What's the complexity of this algorithm? Let's take a look. Without loss of generality, let's assume $m>n$. The first function call will take log(n) first, when c1 and c2 meet, then it will take log(m/n) to let r1 and r2 meet, so it will take O(log(m)). Next, the complication starts. The time it takes depends on the shapes of the two rectangles that result from the first call, so it's hard to tell. If the index of the point where the positive and negative meet on the diagonal is (m1,n1), then the complexity of the next function call is log(max(m-m1,n1))+log(max(m1,n-n1)). The maximum it can get is log(m)+log(n), which is when the point is at the lower right corner - but that also means, we only has two rows left and we just need to do two more 1D upper-bound search. Considering this, the worse case is probably when the point is at the center. Let's find out the complexity in this scenario.

Each time the rectangle will be cut into 4 equal smaller ones, two of them will be the input of the next call. The complexity is log(m)+2log(m/2)+4log(m/4)+8log(m/8)+..., but it doesn't go down to 2^log(m)*log(m/m), instead it stops at 2^log(n)*log(m/(2^n)) because at that point we only have 1D arrays to search.

Summing up the terms, I got the complexity O(f(m,n)) where $f(m,n)=2n\log(m/n)+2n-\log m -2$ and $m\geq n$. When $m>>n$, it's approximately O(nlog(m/n)), and when $m=n$, it becomes O(m+n). I think it's a pretty good algorithm, although it's hard to tell with such small input sizes.

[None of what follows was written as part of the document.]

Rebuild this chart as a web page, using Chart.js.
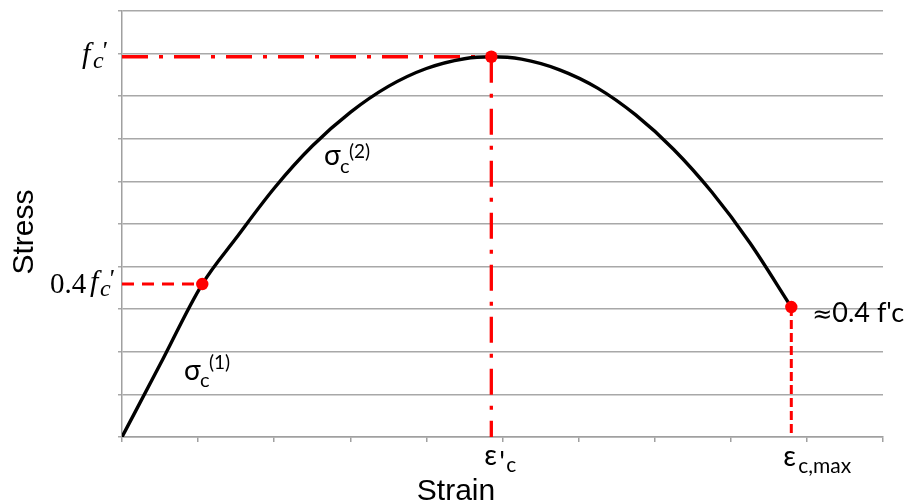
<!DOCTYPE html>
<html>
<head>
<meta charset="utf-8">
<script src="https://cdn.jsdelivr.net/npm/chart.js@4/dist/chart.umd.min.js"></script>
<style>
  html, body { margin: 0; padding: 0; background: #ffffff; }
  #wrap { width: 907px; height: 503px; position: relative; }
  canvas { display: block; }
</style>
</head>
<body>
<div id="wrap"><canvas id="c" width="907" height="503"></canvas></div>
<script>
// ---- data (axis units: 0..10 on both axes) ----
const strain = [0, 0.5, 1.055, 1.5, 2.0, 2.5, 3.0, 3.5, 4.0, 4.5, 4.853, 5.25, 5.75, 6.25, 6.75, 7.25, 7.75, 8.25, 8.795];
const stress = [0, 1.70, 3.59, 4.67, 5.84, 6.83, 7.62, 8.23, 8.65, 8.88, 8.926, 8.87, 8.62, 8.19, 7.56, 6.75, 5.75, 4.56, 3.05];
// marker points: 0.4f'c, peak (ε'c, f'c), end (εc,max)
const markerStrain = [1.055, 4.853, 8.795];
const markerStress = [3.59, 8.926, 3.05];
const axisMin = [0, 0];
const axisMax = [10, 10];

const curve = strain.map((x, i) => ({ x: x, y: stress[i] }));
const markers = markerStrain.map((x, i) => ({ x: x, y: markerStress[i] }));
const RED = '#ff0000';

const labelPlugin = {
  id: 'labels',
  afterDraw(chart) {
    const ctx = chart.ctx;
    const xs = chart.scales.x, ys = chart.scales.y;
    ctx.save();
    ctx.fillStyle = '#000000';
    ctx.textAlign = 'left';
    ctx.textBaseline = 'alphabetic';
    const put = (t, font, x, y) => { ctx.font = font; ctx.fillText(t, x, y); };

    // f'c label on the y axis
    const yPeak = ys.getPixelForValue(markerStress[1]);
    put('f', 'italic 30px "Liberation Serif"', 82, yPeak + 6);
    put('c', 'italic 24px "Liberation Serif"', 93, yPeak + 11);
    put('\'', 'italic 26px "Liberation Serif"', 101, yPeak + 2);

    // 0.4f'c label
    const y04 = ys.getPixelForValue(markerStress[0]);
    put('0.4', '29px "Liberation Serif"', 50, y04 + 9);
    put('f', 'italic 30px "Liberation Serif"', 90, y04 + 7);
    put('c', 'italic 24px "Liberation Serif"', 100, y04 + 12);
    put('\'', 'italic 26px "Liberation Serif"', 108, y04 + 3);

    // sigma labels
    put('\u03C3', '28px Lato', 184, 380);
    put('c', '20px Lato', 200, 387);
    put('(1)', '19px Lato', 209, 369);
    put('\u03C3', '28px Lato', 324, 165);
    put('c', '20px Lato', 340, 173);
    put('(2)', '19px Lato', 349, 158);

    // strain labels below the axis
    const xPeak = xs.getPixelForValue(markerStrain[1]);
    put('\u03B5', '28px Lato', xPeak - 7, 465);
    put('\'', '28px Lato', xPeak + 8, 472);
    put('c', '21px Lato', xPeak + 15, 472);
    const xEnd = xs.getPixelForValue(markerStrain[2]);
    put('\u03B5', '28px Lato', xEnd - 8, 466);
    put('c,max', '21px Lato', xEnd + 7, 473);

    // end label
    const yEnd = ys.getPixelForValue(markerStress[2]);
    put('\u2248', '24px "DejaVu Sans"', xEnd + 21, yEnd + 15);
    put('0.4 f\'c', '27px Lato', xEnd + 41, yEnd + 15);

    // axis titles
    ctx.font = '30px "Liberation Sans"';
    ctx.textAlign = 'center';
    ctx.fillText('Strain', 456, 500);
    ctx.save();
    ctx.translate(33, 232);
    ctx.rotate(-Math.PI / 2);
    ctx.fillText('Stress', 0, 0);
    ctx.restore();
    ctx.restore();
  }
};

new Chart(document.getElementById('c'), {
  type: 'line',
  data: {
    datasets: [
      {
        label: 'markers', data: markers, showLine: false,
        pointRadius: 6.2, pointBackgroundColor: RED, pointBorderWidth: 0, pointBorderColor: RED,
        order: 0
      },
      {
        label: 'stress-strain', data: curve, borderColor: '#000000', borderWidth: 3.4,
        pointRadius: 0, cubicInterpolationMode: 'monotone', fill: false, order: 1
      },
      {
        label: 'fc line', data: [{ x: axisMin[0], y: markerStress[1] }, { x: markerStrain[1], y: markerStress[1] }],
        borderColor: RED, borderWidth: 3.3, borderDash: [26, 11, 4, 11], pointRadius: 0, order: 2
      },
      {
        label: 'eps0 line', data: [{ x: markerStrain[1], y: markerStress[1] }, { x: markerStrain[1], y: axisMin[1] }],
        borderColor: RED, borderWidth: 3.3, borderDash: [26, 11, 4, 11], pointRadius: 0, order: 2
      },
      {
        label: '0.4 line', data: [{ x: axisMin[0], y: markerStress[0] }, { x: markerStrain[0], y: markerStress[0] }],
        borderColor: RED, borderWidth: 3, borderDash: [12, 8], pointRadius: 0, order: 2
      },
      {
        label: 'emax line', data: [{ x: markerStrain[2], y: markerStress[2] }, { x: markerStrain[2], y: axisMin[1] }],
        borderColor: RED, borderWidth: 3, borderDash: [9, 4], pointRadius: 0, order: 2
      }
    ]
  },
  options: {
    responsive: false,
    devicePixelRatio: 1,
    animation: false,
    layout: { padding: { top: 11, right: 24, left: 0, bottom: 0 } },
    plugins: { legend: { display: false }, tooltip: { enabled: false } },
    scales: {
      x: {
        type: 'linear', min: axisMin[0], max: axisMax[0],
        ticks: { display: false, stepSize: 1 },
        grid: { drawOnChartArea: false, drawTicks: true, tickLength: 5, color: '#a0a0a0', lineWidth: 1.5 },
        border: { display: true, color: '#a0a0a0', width: 1.5 },
        afterFit(s) { s.height = 66; }
      },
      y: {
        type: 'linear', min: axisMin[1], max: axisMax[1],
        ticks: { display: false, stepSize: 1 },
        grid: { drawTicks: true, tickLength: 4, color: '#a8a8a8', lineWidth: 1.5 },
        border: { display: true, color: '#a0a0a0', width: 1.5 },
        afterFit(s) { s.width = 122; }
      }
    }
  },
  plugins: [labelPlugin]
});
</script>
</body>
</html>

A variation of this algorithm is, instead of finding the exact cell that separates the positive and negative values, we can stop at the separation line of the smaller dimension, so it takes O(log(min(m,n))) instead of max(m,n). Then the two rectangles that would be the input of the next call will have an overlap in the larger dimension of size around m/n. The complexity analysis of this one would be even more complicated. Anyway, I wonder how the performance would be on a larger scale.